By David Lampo
The excuse-making for the Republican election loss in Virginia is in full swing. Instead of focusing on the candidates who lost – Ken Cuccinelli, Rev. E.W. Jackson, and (most likely) Mark Obenshain – and their lack of appeal to many Republicans and libertarians, their defenders are blaming everything but the candidates themselves and their long history of voting against and speaking against gay rights, as well as their insistence on interfering with a woman’s right to make her own reproductive decisions, among many other shortcomings.
Perhaps their number one excuse for Cuccinelli’s defeat was the presence in the race for governor of Libertarian Robert Sarvis, who won nearly 7 percent of the vote against Terry McAuliffe’s 47.6 percent and Cuccinelli’s 45.4 percent.

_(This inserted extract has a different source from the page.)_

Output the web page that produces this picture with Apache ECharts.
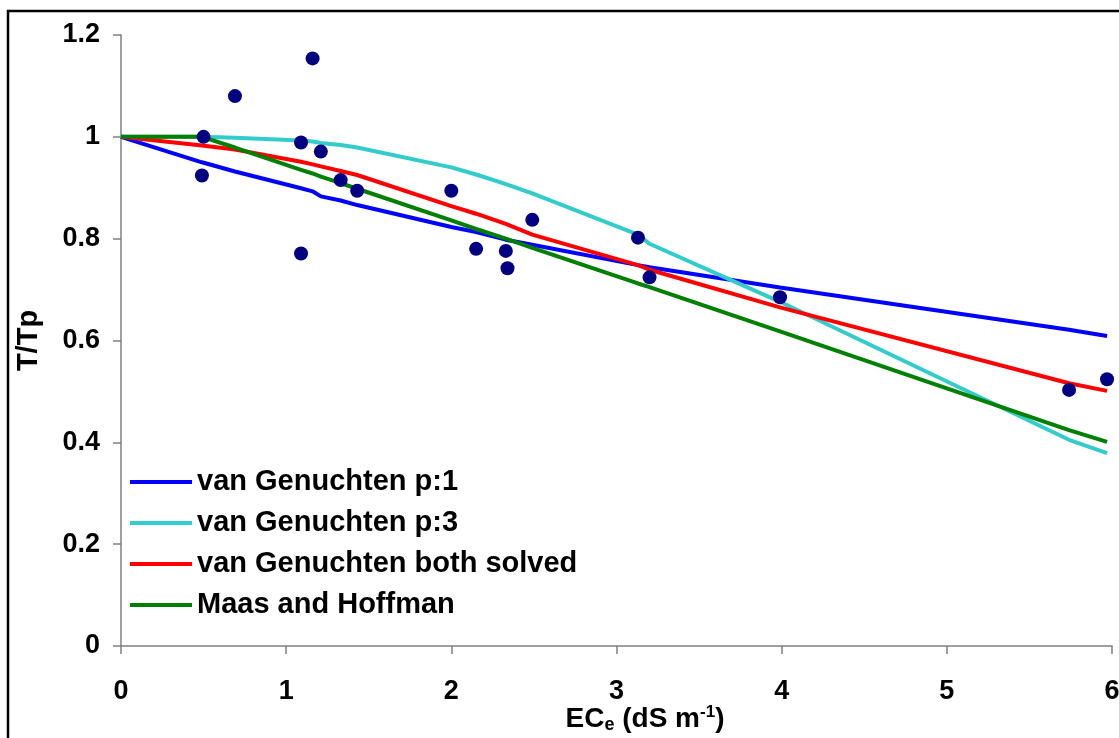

Their narrative even before the election was to pre-emptively blame Sarvis for Cuccinelli’s then-impending loss, and indeed Sarvis’s percentage of the vote was more than double the difference between the two major candidates.
Unfortunately for Cuccinelli’s defenders, reality is a lot more complicated than they would like to admit. Voter analysis clearly shows that Sarvis actually took more votes from McAuliffe than Cuccinelli. Yes, you read that right. According to CNN’s exit polling, “if Sarvis had not been in the race, exit polls indicate McAuliffe would have beaten Cuccinelli by 7 points (50%-43%),” substantially more than his actual total. Sarvis certainly peeled away some Republican votes, but he also pulled votes from McAuliffe, a less than ideal candidate in the minds of many Democrats. And some Sarvis voters would have simply stayed home without him in the race.

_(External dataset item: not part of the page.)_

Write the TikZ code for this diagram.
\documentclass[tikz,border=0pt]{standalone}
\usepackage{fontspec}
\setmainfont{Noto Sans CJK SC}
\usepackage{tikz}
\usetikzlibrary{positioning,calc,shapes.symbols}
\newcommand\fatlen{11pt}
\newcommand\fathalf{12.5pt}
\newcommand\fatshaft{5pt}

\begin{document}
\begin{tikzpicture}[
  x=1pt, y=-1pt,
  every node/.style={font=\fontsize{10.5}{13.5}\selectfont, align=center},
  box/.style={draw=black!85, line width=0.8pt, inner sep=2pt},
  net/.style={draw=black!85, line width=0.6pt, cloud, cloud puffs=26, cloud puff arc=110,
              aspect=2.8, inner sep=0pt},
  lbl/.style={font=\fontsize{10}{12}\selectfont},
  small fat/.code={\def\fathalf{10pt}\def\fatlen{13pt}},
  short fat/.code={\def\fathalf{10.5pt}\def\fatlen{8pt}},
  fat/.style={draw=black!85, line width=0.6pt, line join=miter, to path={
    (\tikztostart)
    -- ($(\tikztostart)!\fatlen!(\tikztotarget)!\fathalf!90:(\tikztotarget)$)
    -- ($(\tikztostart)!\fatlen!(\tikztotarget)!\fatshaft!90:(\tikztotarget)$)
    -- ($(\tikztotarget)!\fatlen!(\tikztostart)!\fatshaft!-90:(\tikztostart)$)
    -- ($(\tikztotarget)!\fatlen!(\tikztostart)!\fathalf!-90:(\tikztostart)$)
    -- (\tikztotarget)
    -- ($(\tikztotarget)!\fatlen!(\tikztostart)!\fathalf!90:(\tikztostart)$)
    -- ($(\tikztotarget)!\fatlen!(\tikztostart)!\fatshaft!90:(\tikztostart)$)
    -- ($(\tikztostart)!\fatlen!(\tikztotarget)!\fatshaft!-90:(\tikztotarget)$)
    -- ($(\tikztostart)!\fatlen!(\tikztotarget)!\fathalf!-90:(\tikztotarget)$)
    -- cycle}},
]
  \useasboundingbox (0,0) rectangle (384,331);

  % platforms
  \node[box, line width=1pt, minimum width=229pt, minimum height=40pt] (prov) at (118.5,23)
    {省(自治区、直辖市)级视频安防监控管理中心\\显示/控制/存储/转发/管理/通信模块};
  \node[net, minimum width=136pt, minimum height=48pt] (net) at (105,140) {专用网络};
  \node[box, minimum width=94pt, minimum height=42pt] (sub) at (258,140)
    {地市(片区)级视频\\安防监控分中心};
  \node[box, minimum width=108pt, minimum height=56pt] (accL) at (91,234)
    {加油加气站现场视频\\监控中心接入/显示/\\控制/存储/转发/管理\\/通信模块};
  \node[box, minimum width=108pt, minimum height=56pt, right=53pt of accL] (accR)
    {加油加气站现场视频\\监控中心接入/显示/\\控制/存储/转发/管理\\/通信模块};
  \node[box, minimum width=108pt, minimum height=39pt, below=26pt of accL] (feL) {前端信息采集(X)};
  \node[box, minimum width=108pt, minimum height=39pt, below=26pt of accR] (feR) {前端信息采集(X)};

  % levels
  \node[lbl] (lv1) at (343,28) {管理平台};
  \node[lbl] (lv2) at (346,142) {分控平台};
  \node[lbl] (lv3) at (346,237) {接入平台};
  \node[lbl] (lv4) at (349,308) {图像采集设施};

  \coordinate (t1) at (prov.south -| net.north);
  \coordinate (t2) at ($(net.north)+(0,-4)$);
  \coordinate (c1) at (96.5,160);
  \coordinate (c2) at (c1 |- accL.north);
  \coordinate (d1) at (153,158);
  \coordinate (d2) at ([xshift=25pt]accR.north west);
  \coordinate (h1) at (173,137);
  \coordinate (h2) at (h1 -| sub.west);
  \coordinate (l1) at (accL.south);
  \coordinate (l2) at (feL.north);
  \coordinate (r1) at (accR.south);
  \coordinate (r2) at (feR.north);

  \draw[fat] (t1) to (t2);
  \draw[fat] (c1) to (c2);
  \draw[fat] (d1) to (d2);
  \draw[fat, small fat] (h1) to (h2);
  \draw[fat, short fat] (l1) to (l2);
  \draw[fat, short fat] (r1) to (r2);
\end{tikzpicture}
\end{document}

As hard as it may be for Cuccinelli partisans to accept, his presence at the top of the ticket also caused many conservatives to stay home on election day, or to vote for someone else. As Paul Goldman and Norman Leahy from the Virginia political blog Bearing Drift wrote in their analysis of the election results, “exit polling reveals that Cuccinelli won only 83 percent of the conservative vote,” (with 13 percent going to McAuliffe and only 3 percent to Sarvis). If Cuccinelli had won the same percentage of the conservative vote as Gov. Bob McDonnell did four years ago, they said, he would have won the election, in spite of the fact that conservative turnout was actually down this year compared to 2009. In other words, between the conservatives who voted for another candidate and those who didn’t vote at all, it was enough to defeat Cuccinelli. “Had conservatives backed Cuccinelli at 2009 levels,” they concluded, “he would have won by 19,000 votes!” Time to look in the mirror, guys.

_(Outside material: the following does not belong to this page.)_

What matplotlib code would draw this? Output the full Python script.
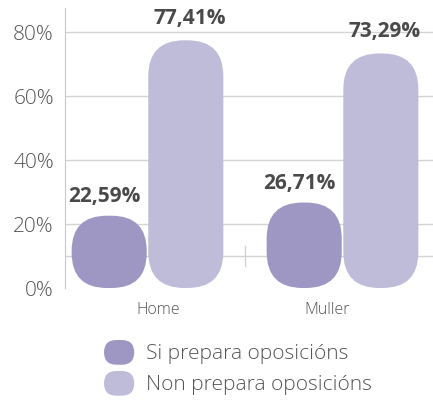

Cuccinelli backers are certainly correct that McAuliffe won the money race, and indeed, it certainly played a part in the unending stream of anti-Cuccinelli ads. But he won it in part because so many former Republican donors abandoned ship based on Cuccinelli’s record, not to mention his crazy ticket-mate, Rev. Jackson, who Cuccinelli never really backed away from. Even the Chamber of Commerce, who had contributed $1,000,000 to McDonnell in his race four years ago, sat out the race.
The bottom line is this: Team Cuccinelli lost the race in part because of its long public record of opposition and hostility to legal equality for gays and lesbians, its assault on the rights of women to control their reproductive freedom, and its lack of any empathy for thousands of illegal immigrants who came here to work hard to build a better life; in fact, McAuliffe’s effective ads focused mostly on these issues. His defeat should be a cautionary tale to those on the right who still think the demographic makeup of voters, as well as their views on gay rights, is the same as it was 20 or 30 years ago. That’s certainly not the case in Virginia, or nearly anywhere else in the country. Until the Republican Party accepts the new realities, including majority support for gay rights, and adjusts it platform accordingly, it will never be the majority party it once was and hopes to be again.
David Lampo serves on the national board of Log Cabin Republicans and is the author of A Fundamental Freedom: Why Republicans, Conservatives, and Libertarians Should Support Gay Rights (Rowman & Littlefield 2012).